Brown as a berry goes back to Chaucer and the 1300’s, when brown was the new dark purple. This is part of a complete episode.
Transcript of “Expression from The Canterbury Tales”
Hello, you have A Way with Words.
Yeah, my name is Jasper Oliver. I’m calling from Lynchburg, Virginia. And thank you so much for taking my call. I have a question for you guys today.
Lynchburg is right in the heart of Central Virginia. And my father, who moved here to teach at Sweet Barrier College back in the late 50s, he came here from Indiana. And when I was growing up, he had this expression that he would always use in the summer when I get brown and tan, and he would say that I was as brown as a berry. And I’ve only met a handful of people that have ever heard of that expression before, and most of them are not Native Virginians. And growing up in the country, I’ve been around a lot of berries. But I never saw any that were brown. The only brown berries that I could think of were nanny berries. And those are the things that are left on the ground after a herd of goats have come through. So I hope that’s not what he was talking about.
Yeah, I don’t think that’s what he was talking about either. Nanny berries. That’s a new word for me. So your question then is, why do we say brown is a berry if berries aren’t brown?
Exactly. Any theories? Any ideas? Suggestions? Possibilities? I thought maybe it could have something to do with a very ripe berry. I know sometimes blackberries can get sort of a brownish hue to them if they’re really, really ripe or in the sun.
Yeah, before they turn.
Yeah, so that’s why I’m calling the experts. Well, first, let’s just establish that brown as a berry is extant in every dialect of English around the world. It is idiomatic and is ensconced kind of permanently, so it’s not particular to Virginia or any one people. The second thing is it goes back well into the 1300s. As a matter of fact, Chaucer uses it in a couple of his works. It talks about a horse being brown as a berry. And then the third thing is, and this is what is probably the key point, brown didn’t used to mean exactly brown. Brown a long time ago, and even in some of the languages that are related to English from hundreds and hundreds of years ago, just meant dark. A deep rich maybe red or a deep rich purple or a deep rich black, but it just meant dark. So in Chaucer, when he describes a palfrey, which is a kind of horse as being brown as a berry, he just means it’s a dark colored horse. And so that phrase from Chaucer, which you’ve got to remember, Chaucer was widely studied for a long time by all the learned people in the English speaking world everywhere, became an idiom in language and it’s maintained its shape and form for hundreds of years, even though the meaning of brown has changed.

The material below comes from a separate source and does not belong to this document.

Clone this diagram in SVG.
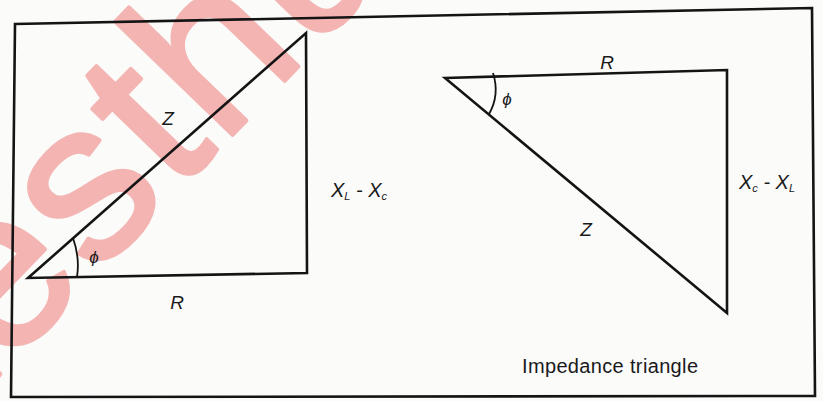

Well, that’s fascinating. And it’s wonderful, too, because I loved reading Chaucer back when I was in high school. So is it in Canterbury Tales? Do you know some of the works?
Yes, it is. It’s in the prologue to Canterbury Tales. Yeah. And then another one of his books, Cook’s Tale, I believe is another one of his works. Well, you have given an answer to a question that I’ve had for all my life. So thank you so very much. And now when I use that expression and my son looks at me with, you know, that odd look in his eye, I can explain where it came from.
Exactly. Father will know best.
There we go. All right. Well, thank you all again so much for taking my call.
Our pleasure. Take care now.
Thanks for calling.
All right. Bye-bye.
So in Swedish, Brun, B-R-U-N, could meet a dark color, black, red, red, brown.
Yeah. Well, you think of ancient Greek and they talk about the wine dark sea.
There we go. It’s not red. It’s dark. It’s dark, just meaning that it’s opaque and it has a richness of color.
Exactly. And it’s not talking about the hue or the tone.